Speaking of billboards, Toft Dairy uses them, too, to market its products, Chuck Meisler said.
“We tie our marketing mainly to new items,” he pointed out.
Radio is yet another strategic marketing avenue.
“Recently, when new flavors came out, we had the whole iHeartMedia team in Toledo sample the flavors and talk about them on the radio,” Miller said.
Toft’s branded ice cream parlors also are invaluable for marketing efforts. In addition to the on-site company-run parlor and the one operated by Cedar Point, there’s a Toft’s Ice Cream Parlor in the nearby city of Port Clinton, Ohio. A former Toft Dairy salesperson actually took over operations of that parlor, Logan Meisler noted.
Eying steady growth
As they look to the future, Toft Dairy’s third-, fourth- and fifth-generation family-owners do not aim to become a dairy processing giant. But they are hoping to grow to the point where they are fully utilizing plant capacity — or even need to expand.
But like most other dairy companies, Toft Dairy faces some threats to its growth plans.
“Milk sales are declining every year,” Chuck Meisler pointed out. “So that’s a challenge for any dairy.”
And it’s becoming more difficult to sell into the increasingly “corporate” retail market, Logan Meisler added.
“When you talk to corporate-run retailers, not many of them say ‘OK, we’ll give you just that little area.’ That buyer wants the whole state or whatever,” he noted.
So co-packing partnerships will be increasingly important in Toft Dairy’s growth plans, Logan Meisler said.

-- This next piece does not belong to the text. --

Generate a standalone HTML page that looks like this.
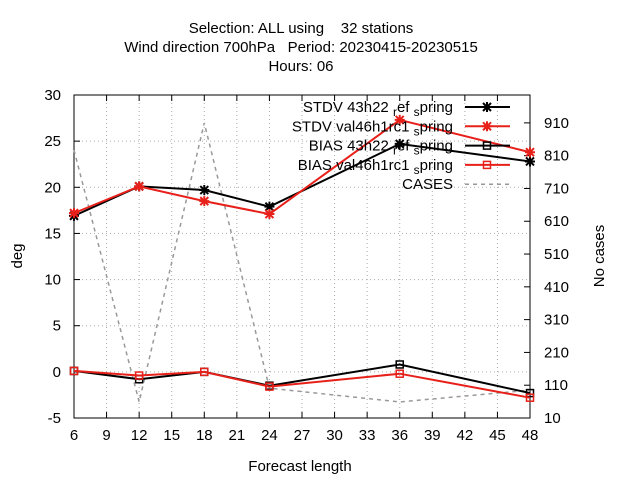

“And schools have been a good area of growth for us in the past five years,” he said, adding that additional growth in this area would be welcome.
No matter the obstacles, the odds remain in Toft Dairy’s favor. After all, the family-owned company has been on a wave of steady growth for 119 years — thanks to a heritage of smart decision-making.
“They don’t just go off on a whim and try something,” Miller said. “Everything is calculated; everything gets approved by every family member.
“I think we have more heart in it,” she added. “We care; it’s our family history.”